In early February, Chalkbeat published an analysis of New York City’s graduation rate, which rose to nearly 76 percent in 2018—a 1.7 percent increase compared to 2017. The article notes that although city officials have pointed to the increase as evidence of growth, it may actually be due to recent state policy changes that provided additional pathways toward graduation. One of these changes allowed students to graduate with lower scores on the five state tests—known as Regents exams—that they must pass to earn a diploma. The other allowed students to substitute one of the five exams with an alternative test. Although neither were new for the Class of 2018, a whopping 1.2 percent of the city’s 1.7 percent increase can be solely accounted for by students taking advantage of the alternatives.
For some pundits and advocates, that’s not a problem. One of the driving forces behind expanding the number of pathways to a diploma is allowing more students to graduate. Data show that students with a high school diploma earn more than those without one, and dropouts face higher rates of unemployment, poverty, and incarceration. It’s not surprising that policymakers would support systems that maximize the number of students receiving a diploma.
But there are two sides to every coin. More students may get a diploma when graduation pathways are broad and less rigorous, but these students may very well end up struggling in college and the workplace because they haven’t mastered important content and skills. Significant majorities of college instructors and employers have reported that recent high school graduates are arriving at college or the workplace with gaps in their preparation. Job openings and unemployment numbers reported by the U.S. Department of Labor indicate that the skills and preparation of jobseekers don’t match the needs of employers. And the most recent report on college completion rates from the National Student Clearinghouse found that, within six years of starting college, 11 percent of students had not earned a degree or certificate but were still enrolled, and another 30 percent had dropped out entirely. A good chunk of those dropouts are students who had to take remedial courses because they weren’t prepared for college-level work, and data show that most remedial students never go on to graduate. Ohio-specific data is similar: 27 percent of incoming college students require remedial coursework, and only 33 percent of Ohio students earn at least an associate degree within six years.
The upshot of all this data is that there are thousands of adults who are struggling mightily in college and the workplace because of a gap between what their high school diploma says they’re ready to do and what they’re actually ready to do. One way to fix this would be to set rigorous graduation requirements: Policymakers could make sure that high school diplomas are a meaningful indicator of the basic academic skills that colleges and employers look for, and schools could provide students who are struggling to meet those benchmarks with a ton of support and remediation. Graduation requirements shouldn’t be unrealistically high, but they shouldn’t be nonexistent either. States should set a reasonable bar for academic mastery and then stick to it.

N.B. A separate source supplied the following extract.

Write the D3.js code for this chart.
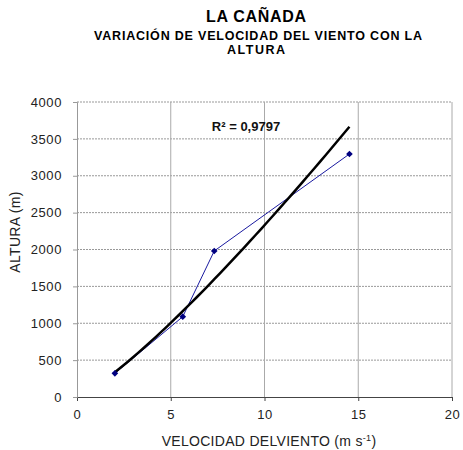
<!DOCTYPE html>
<html>
<head>
<meta charset="utf-8">
<script src="https://cdn.jsdelivr.net/npm/d3@7"></script>
<style>
body { margin: 0; background: #fff; }
text { font-family: Arial, "Liberation Sans", sans-serif; }
</style>
</head>
<body>
<div id="canvas"></div>
<script>
// datos
var velocidad = [2.02, 5.64, 7.32, 14.53];
var altura = [321, 1089, 1980, 3295];
var xTicks = [0, 5, 10, 15, 20];
var yTicks = [0, 500, 1000, 1500, 2000, 2500, 3000, 3500, 4000];
var r2Label = "R² = 0,9797";

var width = 463, height = 450;
var pLeft = 77, pRight = 452, pTop = 102, pBottom = 397;

var svg = d3.select("#canvas").append("svg").attr("width", width).attr("height", height);

var x = d3.scaleLinear().domain([0, 20]).range([pLeft, pRight]);
var y = d3.scaleLinear().domain([0, 4000]).range([pBottom, pTop]);

// titulos
svg.append("text").attr("x", 256).attr("y", 22).attr("text-anchor", "middle")
    .attr("textLength", 100).attr("lengthAdjust", "spacing")
    .style("font-size", "16px").style("font-weight", "bold").text("LA CAÑADA");
svg.append("text").attr("x", 258).attr("y", 39.5).attr("text-anchor", "middle")
    .attr("textLength", 328).attr("lengthAdjust", "spacing")
    .style("font-size", "12.5px").style("font-weight", "bold").text("VARIACIÓN DE VELOCIDAD DEL VIENTO CON LA");
svg.append("text").attr("x", 256).attr("y", 53.5).attr("text-anchor", "middle")
    .attr("textLength", 58).attr("lengthAdjust", "spacing")
    .style("font-size", "12.5px").style("font-weight", "bold").text("ALTURA");

// rejilla horizontal punteada
svg.selectAll("line.hgrid").data(yTicks.slice(1)).enter().append("line")
    .attr("class", "hgrid")
    .attr("x1", pLeft).attr("x2", pRight)
    .attr("y1", function(d) { return y(d); }).attr("y2", function(d) { return y(d); })
    .attr("stroke", "#999").attr("stroke-width", 1).attr("stroke-dasharray", "2,1");

// rejilla vertical
svg.selectAll("line.vgrid").data(xTicks.slice(1)).enter().append("line")
    .attr("class", "vgrid")
    .attr("x1", function(d) { return x(d); }).attr("x2", function(d) { return x(d); })
    .attr("y1", pTop).attr("y2", pBottom)
    .attr("stroke", "#aaa").attr("stroke-width", 1);

// ejes
var xAxis = d3.axisBottom(x).tickValues(xTicks).tickSize(4).tickPadding(9);
var yAxis = d3.axisLeft(y).tickValues(yTicks).tickFormat(d3.format("d")).tickSize(4).tickPadding(11);

var gx = svg.append("g").attr("transform", "translate(0," + pBottom + ")").call(xAxis);
var gy = svg.append("g").attr("transform", "translate(" + pLeft + ",0)").call(yAxis);
gx.select(".domain").attr("stroke", "#444");
gy.select(".domain").attr("stroke", "#999");
gx.selectAll(".tick line").attr("stroke", "#444");
gy.selectAll(".tick line").attr("stroke", "#999");
[gx, gy].forEach(function(g) {
    g.selectAll(".tick text").style("font-size", "13px").style("font-family", "Arial")
        .style("letter-spacing", "0.6px").attr("fill", "#222");
});

// etiquetas de los ejes
var xl = svg.append("text").attr("x", 269).attr("y", 446).attr("text-anchor", "middle")
    .style("font-size", "14px").style("letter-spacing", "0.3px").attr("fill", "#222");
xl.append("tspan").text("VELOCIDAD DELVIENTO (m s");
xl.append("tspan").attr("dy", -5).style("font-size", "9px").text("-1");
xl.append("tspan").attr("dy", 5).text(")");

svg.append("text").attr("transform", "translate(20,232) rotate(-90)").attr("text-anchor", "middle")
    .style("font-size", "14px").style("letter-spacing", "0.3px").attr("fill", "#222").text("ALTURA (m)");

// linea de tendencia potencial ajustada a los datos
var lx = velocidad.map(Math.log), ly = altura.map(Math.log);
var mx = d3.mean(lx), my = d3.mean(ly);
var b = d3.sum(lx, function(v, i) { return (v - mx) * (ly[i] - my); }) / d3.sum(lx, function(v) { return (v - mx) * (v - mx); });
var a = Math.exp(my - b * mx);
var x0 = d3.min(velocidad), x1 = d3.max(velocidad);
var xs = d3.range(0, 41).map(function(i) { return x0 + (x1 - x0) * i / 40; });
var trend = d3.line().x(function(d) { return x(d); }).y(function(d) { return y(a * Math.pow(d, b)); });

// serie
var serie = velocidad.map(function(v, i) { return [v, altura[i]]; });
var line = d3.line().x(function(d) { return x(d[0]); }).y(function(d) { return y(d[1]); });
svg.append("path").datum(serie).attr("d", line)
    .attr("fill", "none").attr("stroke", "#1a1aa0").attr("stroke-width", 1);

svg.append("path").datum(xs).attr("d", trend)
    .attr("fill", "none").attr("stroke", "#000").attr("stroke-width", 2.5);

svg.selectAll("path.pt").data(serie).enter().append("path")
    .attr("class", "pt")
    .attr("d", d3.symbol().type(d3.symbolSquare).size(22))
    .attr("transform", function(d) { return "translate(" + x(d[0]) + "," + y(d[1]) + ") rotate(45)"; })
    .attr("fill", "#000080");

svg.append("text").attr("x", 246).attr("y", 130.5).attr("text-anchor", "middle")
    .style("font-size", "13px").style("font-weight", "bold").attr("fill", "#111").text(r2Label);
</script>
</body>
</html>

Unfortunately, that’s the opposite of what Ohio has done. In fact, many in the Buckeye State are calling for easier graduation requirements and more expanded pathways. The state’s strategic plan asserts that “students should have multiple ways to demonstrate what they know and are able to do.” Legislation that passed late last year put alternative pathways in place for the classes of 2019 and 2020. And a long-term proposal from the Ohio Department of Education and the State Board of Education would give students a menu of graduation pathways ostensibly to make school more “personalized” to their interests.
But there is a serious problem with Ohio’s recent changes and proposals. Despite assurances to the contrary, these expanded pathways are not rigorous. The alternatives put in place for the classes of 2018, 2019, and 2020 allow students to graduate based on non-academic measures like attendance and volunteer hours—things that have nothing to do with the basic academic skills that both employers and colleges look for. The proposal being debated by the state board isn’t any better. The “Culminating Student Experience” option that is outlined within the proposal is the educational equivalent of Harry Potter’s Room of Requirement—it can be anything to anyone, from a portfolio of art works to a science fair project. There are no guardrails to ensure that what it’s used for is beneficial for students. (See here for a more in-depth look at what the culminating student experience requires of students.)
As my colleague Brandon Wright has noted, easing expectations can seem like a victimless act. Data show that adults with high school diplomas are better off, and so it seems compassionate to weaken graduation requirements and give as many students as possible a diploma. But doing so ignores the laundry list of issues that graduates face when they’re handed a meaningless diploma: remedial college classes that cost money and waste time, struggling to keep up with better-prepared peers, and difficulty finding and keeping a well-paying job. These are serious problems that can negatively impact the same outcomes a high school diploma is supposed to make possible.
Even worse, students are left to deal with these consequences largely on their own. The moment they’ve earned their diploma and been counted in the graduation rate, they’re no longer the K–12 system’s problem. That’s great for policy leaders who want to use high graduation rates in their rhetoric, and for administrators who are concerned with short-term results that prove they know what they’re doing. But for students who have to navigate college and the workplace armed with a meaningless diploma? Not so much.